Cherry Cross Compatibility
Many sweet cherry cultivars are not able to set a crop through self-pollination. These “self-incompatible” cultivars must be planted with a genetically different cherry cultivar (a pollinizer) that will provide the “compatible” pollen required for fruit set. Other cultivars are self-fertile and do not require a pollinizer.
Genetics
The ability of cherry pollen to grow down the flower style is controlled by the S locus. Each cultivar has two S-alleles and each pollen grain carries one of these. Flowers cannot be pollinated by pollen from any source that carries either of those two alleles, including its own. Due to inbreeding in the narrow genepool of North America, many pairs of cultivars share the same two S-alleles (same S-genotypes) and thus are cross-incompatible. The exception is the S4’ allele, which confers self-fertility. Effectively, S4’ acts as “stealth pollen” that can pollinate anything including flowers of the cultivar it came from.
Cross-incompatible cultivars with the same S-genotypes are placed in the same “Incompatibility Group” and cannot fertilize each others successfully. For more information on Incompatibility Groups, please see the functional genotype list for this DNA test.
Predictive Capacity
This DNA test robustly detects the common S-alleles of S1, S2, S3, S4, S4’, S5, S6, and S9. Most rare S-alleles are not detected and result in null alleles. For example, an S3 | S22 tree would only show the S3 allele with this test. To detect other alleles requires different DNA testing with allele-specific primers.
Although the S-genotypes are well known for most sweet cherry cultivars, every new individual created by breeding is a new unknown. S-genotypes of new cultivar releases should be determined prior to commercial planting. Before planning crosses, all prospective parents should be S-genotyped to avoid incompatible combinations. The DNA test can also identify self-fertile seedlings within breeding families.
When to Assay
Although the S-genotypes are well known for most sweet cherry cultivars, every new individual created by breeding is a new unknown. S-genotypes of new cultivar releases should be determined prior to commercial planting. Before planning crosses, all prospective parents should be S-genotyped to avoid incompatible combinations. The DNA test can also identify self-fertile seedlings within breeding families.
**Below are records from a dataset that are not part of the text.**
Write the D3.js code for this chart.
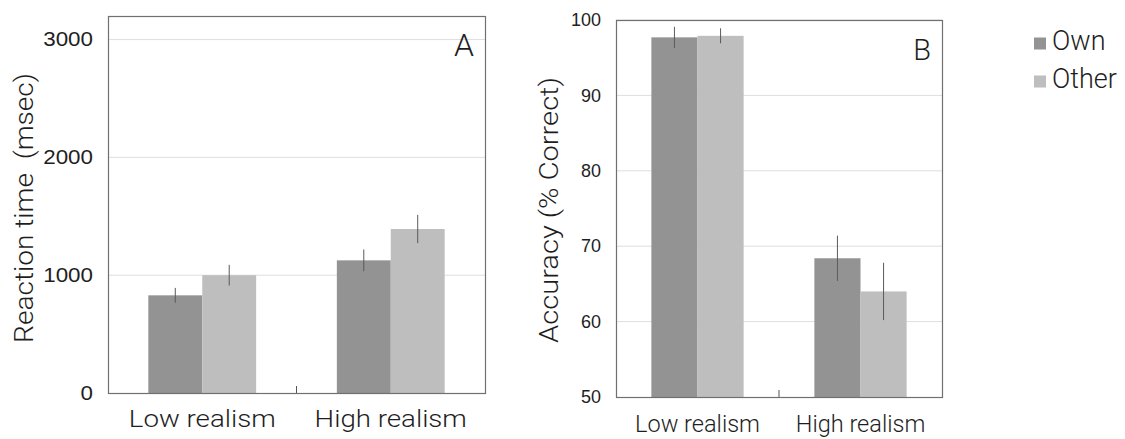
<!DOCTYPE html>
<html>
<head>
<meta charset="utf-8">
<script src="https://cdn.jsdelivr.net/npm/d3@7"></script>
<style>
  html, body { margin: 0; padding: 0; background: #fff; }
  svg { display: block; font-family: "Helvetica Neue", Roboto, "Open Sans", sans-serif; font-weight: 300; }
</style>
</head>
<body>
<svg id="chart" width="1125" height="439"></svg>
<script>
// Conditions and groups
const categories = ["Low realism", "High realism"];
const seriesNames = ["Own", "Other"];
const seriesColors = ["#939393", "#bebebe"];

// Panel A: reaction time (msec), mean and error per condition
const rtOwn = [829, 1126];
const rtOther = [1000, 1392];
const rtOwnErr = [63, 92];
const rtOtherErr = [88, 120];
const rtTicks = [0, 1000, 2000, 3000];

// Panel B: accuracy (% correct)
const accOwn = [97.7, 68.4];
const accOther = [97.9, 64.0];
const accOwnErr = [1.4, 3.0];
const accOtherErr = [1.0, 3.8];
const accTicks = [50, 60, 70, 80, 90, 100];

const TEXT = "#1e1e1e";
const svg = d3.select("#chart");

// Horizontal stretch so that a text element spans the given width
function stretchTo(node, width) {
  const w = node.getBBox().width;
  return w > 0 ? width / w : 1;
}

function panel(opts) {
  const { left, right, top, bottom, domain, ticks, own, other, ownErr, otherErr,
          yLabel, yLabelX, yLabelY, yLabelLen, yLabelSize, tickSize, tickWidth,
          catSize, catWidth, letter, letterX, letterY, letterSize, padOuter, catY } = opts;
  const g = svg.append("g");

  const x = d3.scaleBand().domain(categories).range([left, right]);
  const y = d3.scaleLinear().domain(domain).range([bottom, top]);
  const groupW = x.bandwidth() * (1 - 2 * padOuter);
  const x1 = d3.scaleBand().domain(seriesNames).range([0, groupW]);

  // Horizontal gridlines
  g.append("g").selectAll("line").data(ticks.filter(t => t !== domain[0])).join("line")
    .attr("x1", left).attr("x2", right)
    .attr("y1", d => y(d)).attr("y2", d => y(d))
    .attr("stroke", "#dedede").attr("stroke-width", 1);

  // Bars
  const rows = categories.map((c, i) => [
    { cat: c, s: "Own", v: own[i], e: ownErr[i], color: seriesColors[0] },
    { cat: c, s: "Other", v: other[i], e: otherErr[i], color: seriesColors[1] }
  ]).flat();

  const bx = d => x(d.cat) + x.bandwidth() * padOuter + x1(d.s);
  g.append("g").selectAll("rect").data(rows).join("rect")
    .attr("x", bx)
    .attr("y", d => y(d.v))
    .attr("width", x1.bandwidth())
    .attr("height", d => y(domain[0]) - y(d.v))
    .attr("fill", d => d.color);

  // Error bars
  g.append("g").selectAll("line").data(rows).join("line")
    .attr("x1", d => bx(d) + x1.bandwidth() / 2)
    .attr("x2", d => bx(d) + x1.bandwidth() / 2)
    .attr("y1", d => y(d.v + d.e))
    .attr("y2", d => y(d.v - d.e))
    .attr("stroke", "#5a5a5a").attr("stroke-width", 1);

  // Plot frame
  g.append("rect")
    .attr("x", left + 0.5).attr("y", top + 0.5)
    .attr("width", right - left).attr("height", bottom - top)
    .attr("fill", "none").attr("stroke", "#707070").attr("stroke-width", 1.2);

  // Divider tick between the two conditions
  const mid = x(categories[1]);
  g.append("line")
    .attr("x1", mid).attr("x2", mid)
    .attr("y1", bottom).attr("y2", bottom - 7)
    .attr("stroke", "#555").attr("stroke-width", 1);

  // Y tick labels
  const yAxis = d3.axisLeft(y).tickValues(ticks).tickFormat(d3.format("d"))
    .tickSize(0).tickPadding(0);
  const ya = g.append("g").attr("transform", `translate(${left - 15},0)`).call(yAxis);
  ya.select(".domain").remove();
  const tickText = ya.selectAll("text")
    .attr("font-size", tickSize).attr("fill", TEXT)
    .attr("font-family", "inherit").attr("font-weight", 300);
  const widest = tickText.nodes().reduce((a, n) => n.getBBox().width > a.getBBox().width ? n : a);
  const tsx = stretchTo(widest, tickWidth);
  tickText.attr("transform", `scale(${tsx},1)`);

  // Category labels
  const cats = g.append("g").selectAll("text").data(categories).join("text")
    .attr("text-anchor", "middle")
    .attr("font-size", catSize).attr("fill", TEXT)
    .text(d => d);
  const csx = stretchTo(cats.nodes()[0], catWidth);
  cats.attr("transform", d => `translate(${x(d) + x.bandwidth() / 2},${catY}) scale(${csx},1)`);

  // Y axis title
  const yt = g.append("text")
    .attr("text-anchor", "middle")
    .attr("font-size", yLabelSize).attr("fill", TEXT)
    .style("white-space", "pre")
    .text(yLabel);
  const ysx = stretchTo(yt.node(), yLabelLen);
  yt.attr("transform", `translate(${yLabelX},${yLabelY}) rotate(-90) scale(${ysx},1)`);

  // Panel letter
  g.append("text")
    .attr("x", letterX).attr("y", letterY)
    .attr("text-anchor", "end")
    .attr("font-size", letterSize).attr("fill", TEXT)
    .text(letter);
}

panel({
  left: 108, right: 485, top: 16, bottom: 393,
  domain: [0, 3200], ticks: rtTicks,
  own: rtOwn, other: rtOther, ownErr: rtOwnErr, otherErr: rtOtherErr,
  yLabel: "Reaction time\u00a0 (msec)", yLabelX: 32.5, yLabelY: 208, yLabelLen: 270, yLabelSize: 26,
  tickSize: 19.5, tickWidth: 50, catSize: 24.3, catWidth: 147,
  letter: "A", letterX: 474, letterY: 56, letterSize: 32, padOuter: 0.214, catY: 426.7
});

panel({
  left: 616, right: 942, top: 20, bottom: 397,
  domain: [50, 100], ticks: accTicks,
  own: accOwn, other: accOther, ownErr: accOwnErr, otherErr: accOtherErr,
  yLabel: "Accuracy (% Correct)", yLabelX: 557.5, yLabelY: 210, yLabelLen: 266, yLabelSize: 26,
  tickSize: 18, tickWidth: 30, catSize: 23.5, catWidth: 125,
  letter: "B", letterX: 931, letterY: 60, letterSize: 29, padOuter: 0.217, catY: 431.7
});

// Legend
const legend = svg.append("g");
seriesNames.forEach((name, i) => {
  const yy = 37.5 + i * 38;
  legend.append("rect")
    .attr("x", 1034).attr("y", yy)
    .attr("width", 12).attr("height", 12)
    .attr("fill", seriesColors[i]);
  legend.append("text")
    .attr("x", 1052).attr("y", yy + 12)
    .attr("font-size", 27).attr("fill", TEXT)
    .text(name);
});
</script>
</body>
</html>
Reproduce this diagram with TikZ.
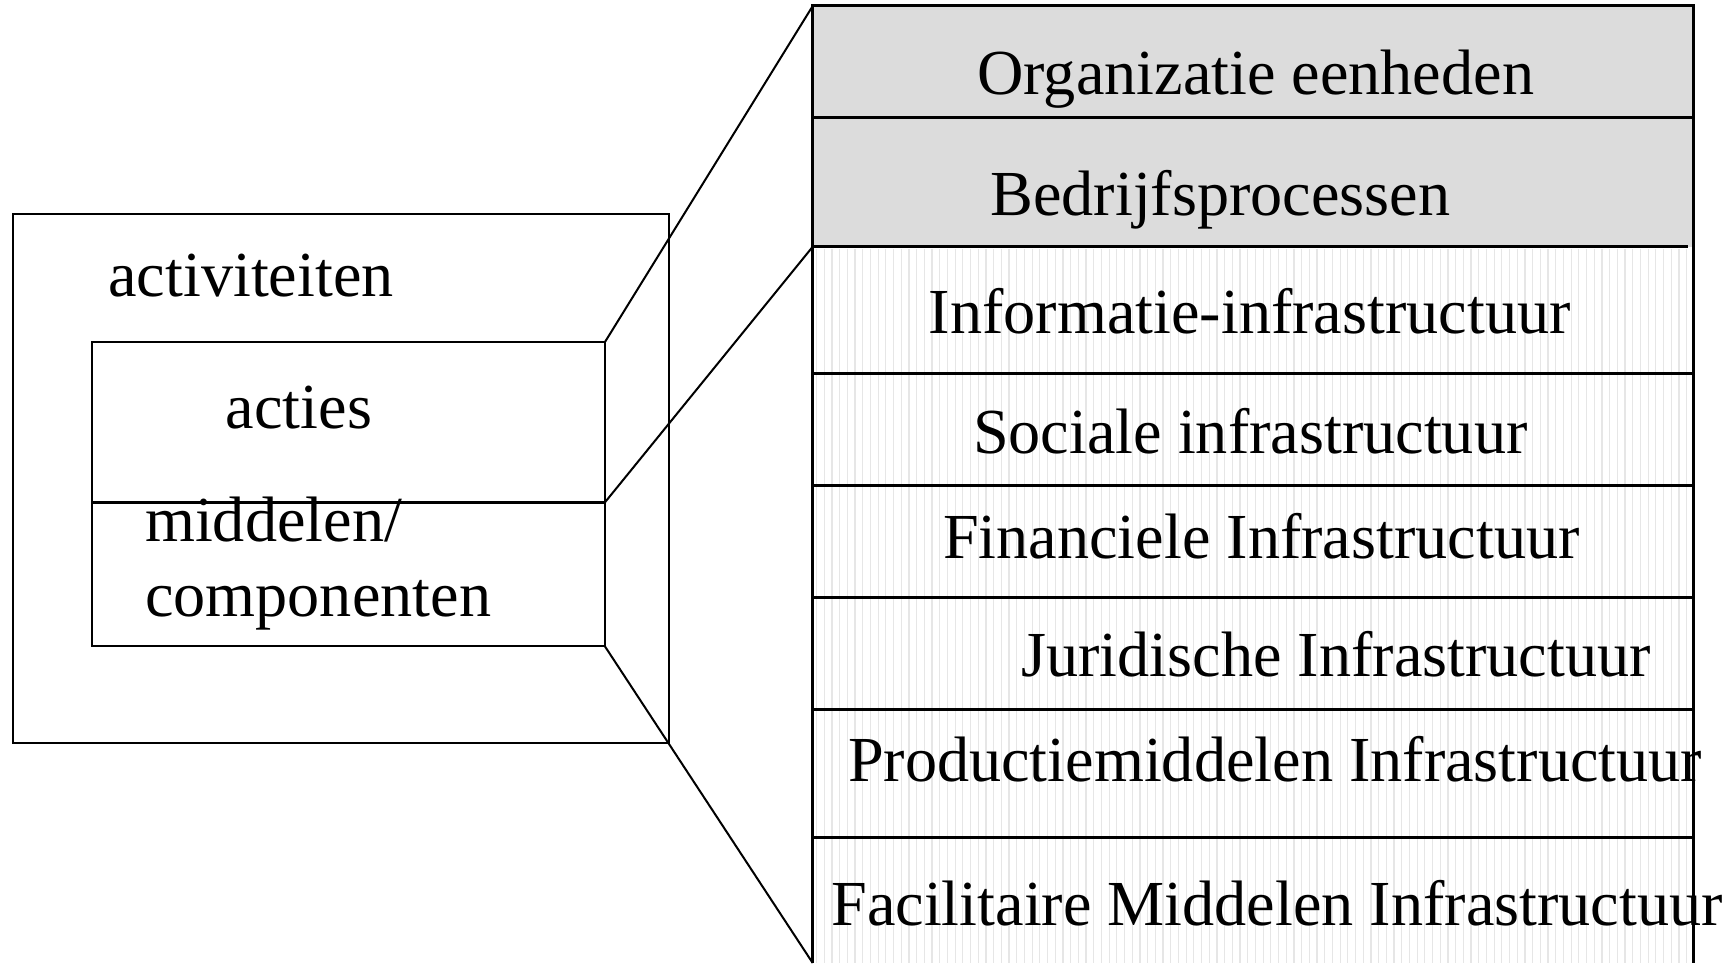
\documentclass[tikz,border=0pt]{standalone}
\usepackage{fontspec}
\setmainfont{Liberation Serif}
\definecolor{bandgray}{RGB}{220,220,220}
\definecolor{stripegray}{RGB}{230,230,230}
\begin{document}
\begin{tikzpicture}[x=0.5pt,y=-0.5pt,
  lbl/.style={anchor=base west, inner sep=0pt, font=\fontsize{32.1}{38}\selectfont},
  boxline/.style={line width=1pt, black},
  stackline/.style={line width=1.5pt, black},
  linkline/.style={line width=1pt, black},
  stripe/.style={line width=0.6pt, stripegray}]
\useasboundingbox (0,0) rectangle (1733,963);
% corners
\coordinate (oTL) at (12.5,214.3);
\coordinate (oBR) at (668.7,742.7);
\coordinate (iTL) at (92.4,342.1);
\coordinate (iTR) at (604.9,342.1);
\coordinate (iML) at (92.4,502.4);
\coordinate (iMR) at (604.9,502.4);
\coordinate (iBL) at (92.4,646.3);
\coordinate (iBR) at (604.9,646.3);
\coordinate (sTL) at (812.7,6);
\coordinate (sTR) at (1693,6);
\coordinate (sB2L) at (812.7,246.7);
\coordinate (sB2R) at (1693,246.7);
\coordinate (sBL) at (812.7,963);
\coordinate (sBR) at (1693,963);
% stack backgrounds
\fill[bandgray] (sTL) rectangle (sB2R);
\foreach \x in {816.5,824.2,...,1690} \draw[stripe] (\x,248.5) -- (\x,963);
% left boxes
\draw[boxline] (oTL) rectangle (oBR);
\draw[boxline] (iTL) rectangle (iBR);
\draw[stackline] (iML) -- (iMR);
% texts
\node[lbl] (act) at (108,296) {activiteiten};
\node[lbl] (acties) at (225.5,428.8) {acties};
\node[lbl] (mid) at (144.8,541.5) {middelen/};
\node[lbl] (comp) at (144.8,616.7) {componenten};
\node[lbl] (r1) at (977,95) {Organizatie eenheden};
\node[lbl] (r2) at (990,215.5) {Bedrijfsprocessen};
\node[lbl] (r3) at (928.4,333.8) {Informatie-infrastructuur};
\node[lbl] (r4) at (972.6,453) {Sociale infrastructuur};
\node[lbl] (r5) at (942.7,558) {Financiele Infrastructuur};
\node[lbl] (r6) at (1021,676) {Juridische Infrastructuur};
\node[lbl] (r7) at (847.7,781) {Productiemiddelen Infrastructuur};
\node[lbl] (r8) at (831,925) {Facilitaire Middelen Infrastructuur};
% stack lines
\draw[stackline] (sBL) -- (sTL) -- (sTR) -- (sBR);
\draw[stackline] (812.7,118) -- (1693,118);
\draw[stackline] (sB2L) -- (1688,246.7);
\foreach \y in {373.6,485.2,597.9,709.5,837.7} \draw[stackline] (812.7,\y) -- (1693,\y);
% connectors
\draw[linkline] (iTR) -- (sTL);
\draw[linkline] (iMR) -- (sB2L);
\draw[linkline] (iBR) -- (sBL);
\end{tikzpicture}
\end{document}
Allelic State of Selected Cultivars
Although dozens of S-alleles are known, some are very common The S4’ allele is increasing in frequency as breeders often strive to develop self-fertile cultivars.
Genotype | Cultivar | Trait |
---|---|---|
S3|S4 | Bing | requires pollinizer |
S4'|S9 | Glacier | self-fertile |
S1|S4' | Lapins | self-fertile |
S1|S4 | Rainier | requires pollinizer |
A table of haplotypes for important U.S. sweet cherry germplasm can be downloaded here.
Cross-compatible reaction: Only non-same and S4’ pollen can grow down the flower style for successful fertilization and eventually a fruit.
Allele Frequency for U.S. public cultivars: "Other" includes S2, S5, S6 and other rare alleles.
Technical Details:
Two simple PCR-based assays are multiplexed in this DNA test: Pav-S-universal that detects all of the common alleles in U.S. germplasm, and Pav-S4’-indel that distinguishes self-fertility-providing S4’ from the regular S4.